The transparent azure irises of her eyes seemed to whiten for a moment, as if a gas had formed briefly behind them. Was it anger that was flaring there? The stained-glass panels of the door at her back had the look of a lurid, storm-riven sky, and he was startled and not a little appalled to find himself picturing her naked, a stark white impassioned figure by El Greco.
“We do our best,” she said, “in the circumstances. It’s all any of us can do.”
“Yes, Sister,” he said, in a forced contrite voice, embarrassed as that conjured image of her nakedness hovered still, refusing to fade. “I understand.”

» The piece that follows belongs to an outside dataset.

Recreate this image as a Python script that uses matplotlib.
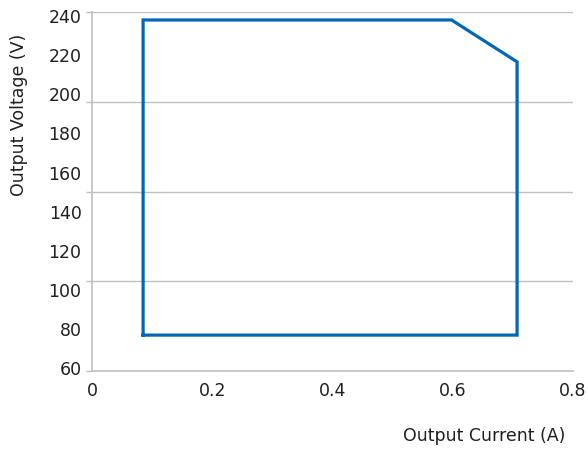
import numpy as np
import matplotlib
matplotlib.use("Agg")
import matplotlib.pyplot as plt

# operating window (output current in A, output voltage in V)
current = [0.085, 0.085, 0.598, 0.707, 0.707, 0.085]
voltage = [78, 236, 236, 215, 78, 78]

x_ticks = [0, 0.2, 0.4, 0.6, 0.8]
x_labels = ["0", "0.2", "0.4", "0.6", "0.8"]
y_grid = [60, 105, 150, 195, 240]
y_labels = ["60", "80", "100", "120", "140", "160", "180", "200", "220", "240"]

TEXT = "#231f20"
GRID = "#c0c0c0"
LINE = "#0066b5"

plt.rcParams["font.family"] = ["DejaVu Sans"]

fig = plt.figure(figsize=(5.88, 4.51), dpi=100)
ax = fig.add_axes([92 / 588, 1 - 371 / 451, (573 - 92) / 588, (371 - 12) / 451])

ax.plot(current, voltage, color=LINE, lw=2.3, solid_joinstyle="miter", zorder=3)

ax.set_xlim(0, 0.8)
ax.set_ylim(60, 240)

# gridlines on major ticks, labels placed as in the original (offset scale)
ax.set_yticks(y_grid)
ax.set_yticklabels([""] * len(y_grid))
ax.set_yticks(np.linspace(61.3, 238, len(y_labels)), minor=True)
ax.set_yticklabels(y_labels, minor=True)
ax.tick_params(axis="y", which="minor", length=0, pad=7.5, labelsize=12.5, labelcolor=TEXT)
ax.tick_params(axis="y", which="major", length=4, color=GRID, width=1)
ax.yaxis.grid(True, which="major", color=GRID, lw=1)

ax.set_xticks(x_ticks)
ax.set_xticklabels(x_labels)
ax.tick_params(axis="x", length=0, pad=8, labelsize=12.5, labelcolor=TEXT)

for s in ["top", "right"]:
    ax.spines[s].set_visible(False)
for s in ["left", "bottom"]:
    ax.spines[s].set_color(GRID)
    ax.spines[s].set_linewidth(1.2)

ax.set_ylabel("Output Voltage (V)", fontsize=12.5, color=TEXT)
ax.yaxis.set_label_coords(-0.133, 0.713)
ax.set_xlabel("Output Current (A)", fontsize=12.5, color=TEXT)
ax.xaxis.set_label_coords(0.815, -0.155)

fig.savefig("out.png", dpi=100)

ONCE OUTSIDE HE TURNED AND MADE HIS WAY DOWN THE HILL IN THE direction of the river. The sky was heavy with a seamless weight of putty-colored cloud that looked to be hardly higher than the rooftops of the houses on either side of the road, and flurries of heavy wet snow scudded before the wind. He turned up his coat collar and pulled low the brim of his hat. Why was he persisting like this? he asked himself. What were they to him, Christine Falls, or Christine Falls’s bastard, or Dolly Moran, who was murdered? What was Mal to him, for that matter? And yet he knew he could not leave it behind him, this dark and tangled business. He had some kind of duty, he owed some kind of debt, to whom, he was not sure.
20
MOSS MANOR’S FAMOUS CRYSTAL GALLERY COULD ACCOMMODATE three hundred people and still not seem overcrowded. The Irish millionaire who had built the house, back in the 1860s, had handed his architect a picture of the Crystal Palace in London torn from an illustrated magazine and ordered him to copy it. The result was a huge, ungainly construction of iron and glass, resembling the eye of a giant insect, fixed to the southeastern flank of the house and glaring out across Massachusetts Bay toward Provincetown. Within, the great room was steam-heated by a latticework of underfloor piping, and palms grew in profusion, and dozens of species of orchids, and nameless dark-green creepers that wound their tendrils around the iron pillars that were themselves molded in the shape of slender tree trunks shooting up dizzyingly to spread in sprays of metal fronds under the gleaming canopy of glass a hundred feet above. Today, long trestle tables were set up under the palms, bearing heaping platters of festive food, sliced turkey and ham and goose, and silver tubs of potato salad, and thick slices of fruitcake, and glistening plum puddings shaped like anarchists’ bombs. Bowls of fruit punch were ranged at intervals along the tables, and there were ranks of bottled beer for the men. From a stage at one side a band of musicians in white tuxedos was blaring out show tunes, and couples were dancing restrainedly between the tables. Sprigs of plastic holly were tucked incongruously among the palm leaves, and streamers of colored crepe paper were strung from trunk to trunk and from pillar to metal pillar, and above the stage a white satin banner pinned with red block letters wished all the staff of Crawford Transport a Merry Xmas. Outside, the already darkening afternoon was dense with frost smoke, and the ornamental gardens were hidden under snow and the ocean was a leaden line in front of a bank of lavender-tinted fog. Now and then a pane-sized square of snow would slide from the roof and burst into powder and cascade in eerie silence down the glass wall and disappear into the drifts that had already built up at the edges of the lawn, white into white.